With eye on tourism, Tsukiji redevelopment planning set to accelerate in 2019

JIJI

The Tokyo Metropolitan Government will soon accelerate work to draw up a blueprint for redevelopment of the former site of the landmark Tsukiji food market, following its closure in October 2018.

Through the redevelopment, the authority aims to increase the capital’s appeal as a waterfront tourism city.

It plans to set a new urban planning policy for the Tsukiji district in Chuo Ward by the end of March, while mapping out a vision for the Tokyo Bay area, which includes Tsukiji, by the end of 2019.

The former market site is “perfectly located, with very big potential,” Tokyo Gov. Yuriko Koike stressed in a recent interview, expressing the metropolitan government’s eagerness to reinvent the Tsukiji brand.

“We hope to develop a traffic network that functions like arteries” to connect across the Tokyo Bay area, she said.

Demolition work is underway at the 23-hectare Tsukiji site, which will be used as a base for vehicles to transport athletes and others during the 2020 Tokyo Olympics and Paralympics, before being redeveloped.

The site is “the last remaining prime property that the metropolitan government owns in the center of Tokyo,” a senior official said.

Interest is growing in the kind of redevelopment plan the metropolitan government will come up with. Various ideas have been proposed, such as construction of an international convention center, a luxury hotel for visitors from abroad, a water bus terminal and other facilities.

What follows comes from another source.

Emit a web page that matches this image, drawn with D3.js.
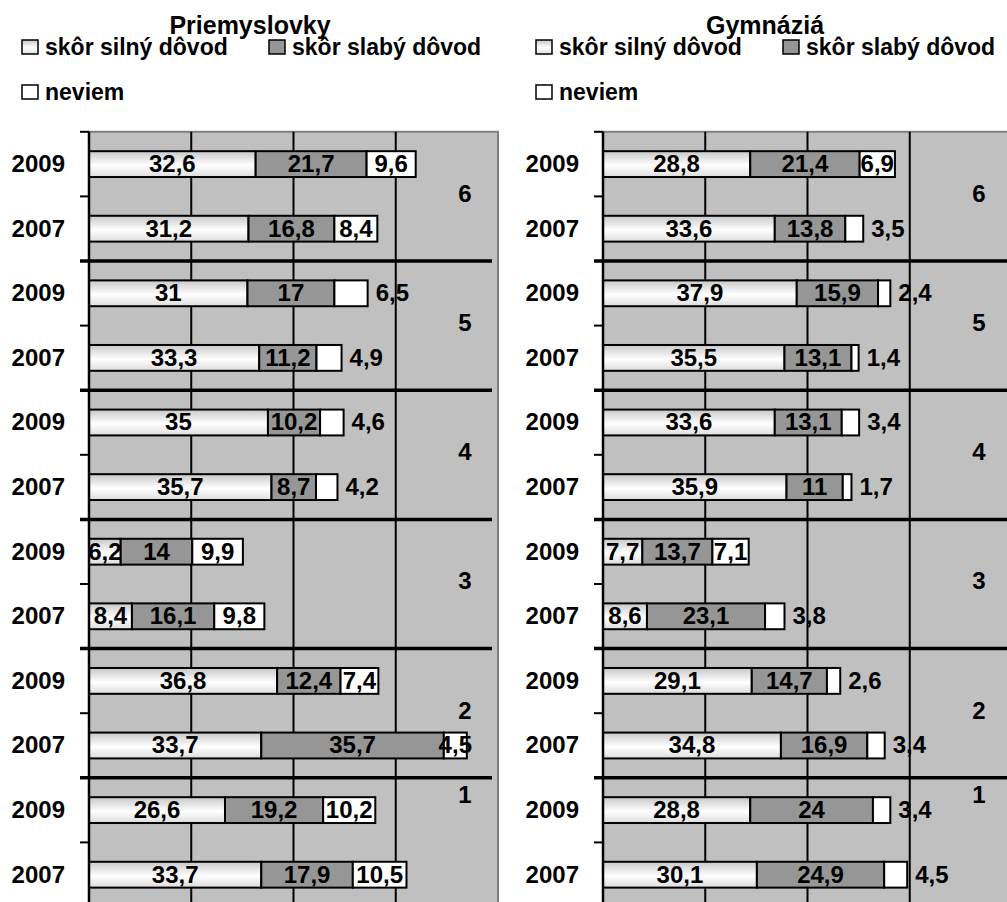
<!DOCTYPE html>
<html>
<head>
<meta charset="utf-8">
<script src="https://cdn.jsdelivr.net/npm/d3@7"></script>
<style>
  html, body { margin: 0; padding: 0; background: #fff; }
  svg { display: block; font-family: "Liberation Sans", Arial, sans-serif; font-weight: bold; }
</style>
</head>
<body>
<svg id="chart" width="1007" height="902"></svg>
<script>
// ---------- data ----------
const groups = ["6", "5", "4", "3", "2", "1"];
const years = ["2009", "2007"];
const seriesNames = ["skôr silný dôvod", "skôr slabý dôvod", "neviem"];
const panelTitles = ["Priemyslovky", "Gymnáziá"];

// rows top to bottom: group 6 (2009, 2007), group 5 (2009, 2007), ...
const silnyP  = [32.6, 31.2, 31, 33.3, 35, 35.7, 6.2, 8.4, 36.8, 33.7, 26.6, 33.7];
const slabyP  = [21.7, 16.8, 17, 11.2, 10.2, 8.7, 14, 16.1, 12.4, 35.7, 19.2, 17.9];
const neviemP = [9.6, 8.4, 6.5, 4.9, 4.6, 4.2, 9.9, 9.8, 7.4, 4.5, 10.2, 10.5];

const silnyG  = [28.8, 33.6, 37.9, 35.5, 33.6, 35.9, 7.7, 8.6, 29.1, 34.8, 28.8, 30.1];
const slabyG  = [21.4, 13.8, 15.9, 13.1, 13.1, 11, 13.7, 23.1, 14.7, 16.9, 24, 24.9];
const neviemG = [6.9, 3.5, 2.4, 1.4, 3.4, 1.7, 7.1, 3.8, 2.6, 3.4, 3.4, 4.5];

const xDomain = [0, 80];

// ---------- layout ----------
const svg = d3.select("#chart");
const plotTop = 131.8, rowStep = 64.6, plotW = 409;
const rowIds = [];
groups.forEach(g => years.forEach(yv => rowIds.push(g + "-" + yv)));
const nRows = rowIds.length;
const plotH = rowStep * nRows;

const colors = ["url(#gradSilny)", "#969696", "#ffffff"];

const defs = svg.append("defs");
const grad = defs.append("linearGradient").attr("id", "gradSilny")
  .attr("x1", 0).attr("y1", 0).attr("x2", 0).attr("y2", 1);
grad.append("stop").attr("offset", "0%").attr("stop-color", "#c8c8c8");
grad.append("stop").attr("offset", "55%").attr("stop-color", "#ffffff");
grad.append("stop").attr("offset", "100%").attr("stop-color", "#dcdcdc");

const panels = [
  { title: panelTitles[0], left: 89, data: [silnyP, slabyP, neviemP] },
  { title: panelTitles[1], left: 603, data: [silnyG, slabyG, neviemG] }
];

const x = d3.scaleLinear().domain(xDomain).range([0, plotW]);
const y = d3.scaleBand().domain(rowIds).range([0, plotH]).paddingInner(0.6).paddingOuter(0.3);

panels.forEach((p, pi) => {
  const off = p.left - 89;
  const root = svg.append("g");

  // title
  root.append("text").attr("x", 250 + off - (pi ? -1 : 0)).attr("y", 34)
    .attr("text-anchor", "middle").attr("font-size", 25).text(p.title);

  // legend
  const legPos = [[22, 45], [270, 98], [22 + 248, 0]];
  const leg = [
    { x: 22, y: 45, s: 0 },
    { x: 269, y: 45, s: 1 },
    { x: 22, y: 90, s: 2 }
  ];
  leg.forEach(l => {
    const lg = root.append("g").attr("transform", `translate(${l.x + off},${l.y})`);
    lg.append("rect").attr("x", 0).attr("y", -5).attr("width", 16).attr("height", 14)
      .attr("fill", colors[l.s]).attr("stroke", "#000").attr("stroke-width", 1.5);
    lg.append("text").attr("x", 23).attr("y", 10).attr("font-size", 23).text(seriesNames[l.s]);
  });

  const g = root.append("g").attr("transform", `translate(${p.left},${plotTop})`);

  // plot area
  g.append("rect").attr("x", 0).attr("y", 0).attr("width", plotW).attr("height", plotH)
    .attr("fill", "#c0c0c0").attr("stroke", "#808080").attr("stroke-width", 2);

  // vertical gridlines
  const ticks = x.ticks(4).filter(t => t > xDomain[0] && t < xDomain[1]);
  g.selectAll(".grid").data(ticks).enter().append("line")
    .attr("x1", d => x(d)).attr("x2", d => x(d))
    .attr("y1", 0).attr("y2", plotH)
    .attr("stroke", "#000").attr("stroke-width", 2);

  // stacked bars
  const rows = rowIds.map((id, i) => {
    let acc = 0;
    const segs = p.data.map((arr, s) => {
      const seg = { s, v: arr[i], x0: acc, x1: acc + arr[i] };
      acc += arr[i];
      return seg;
    });
    return { id, segs, total: acc };
  });

  rows.forEach(r => {
    const by = y(r.id), bh = y.bandwidth();
    r.segs.forEach(seg => {
      g.append("rect")
        .attr("x", x(seg.x0)).attr("y", by)
        .attr("width", x(seg.x1) - x(seg.x0)).attr("height", bh)
        .attr("fill", colors[seg.s]).attr("stroke", "#000").attr("stroke-width", 2);
    });
  });

  // value labels
  rows.forEach(r => {
    const cy = y(r.id) + y.bandwidth() / 2;
    r.segs.forEach(seg => {
      const w = x(seg.x1) - x(seg.x0);
      const label = String(seg.v).replace(".", ",");
      const estW = label.length * 12.5;
      let lx = x(seg.x0) + w / 2, anchor = "middle";
      if (seg.s === 2 && w < 34 && x(seg.x1) + 8 + estW < plotW) {
        lx = x(seg.x1) + 8; anchor = "start";
      }
      g.append("text").attr("x", lx).attr("y", cy + 8)
        .attr("text-anchor", anchor).attr("font-size", 24).text(label);
    });
  });

  // axis line and ticks at row boundaries
  g.append("line").attr("x1", 0).attr("x2", 0).attr("y1", 0).attr("y2", plotH)
    .attr("stroke", "#000").attr("stroke-width", 2.5);
  const bounds = d3.range(nRows + 1);
  g.selectAll(".tk").data(bounds.filter(b => b % 2 === 1 || b === 0)).enter().append("line")
    .attr("x1", -9).attr("x2", 0)
    .attr("y1", b => b * y.step()).attr("y2", b => b * y.step())
    .attr("stroke", "#000").attr("stroke-width", 2);
  // group separators
  g.selectAll(".sep").data(bounds.filter(b => b % 2 === 0 && b > 0 && b < nRows)).enter().append("line")
    .attr("x1", -9).attr("x2", pi === 0 ? plotW - 6 : plotW)
    .attr("y1", b => b * y.step()).attr("y2", b => b * y.step())
    .attr("stroke", "#000").attr("stroke-width", 3.5);

  // year labels
  rowIds.forEach((id, i) => {
    g.append("text").attr("x", -24).attr("y", y(id) + y.bandwidth() / 2 + 8)
      .attr("text-anchor", "end").attr("font-size", 24).text(years[i % 2]);
  });

  // group labels
  groups.forEach((gr, gi) => {
    const last = gi === groups.length - 1;
    const gy = last ? gi * 2 * y.step() + 25 : (gi * 2 + 1) * y.step() + 5.5;
    g.append("text").attr("x", 376).attr("y", gy)
      .attr("text-anchor", "middle").attr("font-size", 24).text(gr);
  });
});
</script>
</body>
</html>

Rather than selling the site as one lot to the private sector, the metropolitan government plans to divide it into multiple areas and work out development plans for each of them in stages in consultation with local communities.

In the interview, Koike said the redevelopment of Tsukiji will take advantage of nearby popular tourist destinations including the Ginza luxury shopping district and Hamarikyu Gardens, as well as utilizing Tsukiji’s traditional food culture.

The waterfront area, including the new Toyosu food market that took over the Tsukiji market’s former role, and the Ariake district, which will host many Olympics and Paralympics facilities, is a place “where traditions and new communities coexist,” the governor said. “We’ll aim for organic collaboration among them.”

In June 2017, Koike announced a plan to create a new market in Tsukiji that would also serve as a food theme park. That plan is now expected to be withdrawn.

The metropolitan government managed the Tsukiji market on an independent financial account for its wholesale markets. But the governor is expected to announce later this month that management of the former market site will be transferred to the general account.

The change will make it impossible to open a food market in Tsukiji again, but the metropolitan government will be able to redevelop the site from a broader perspective.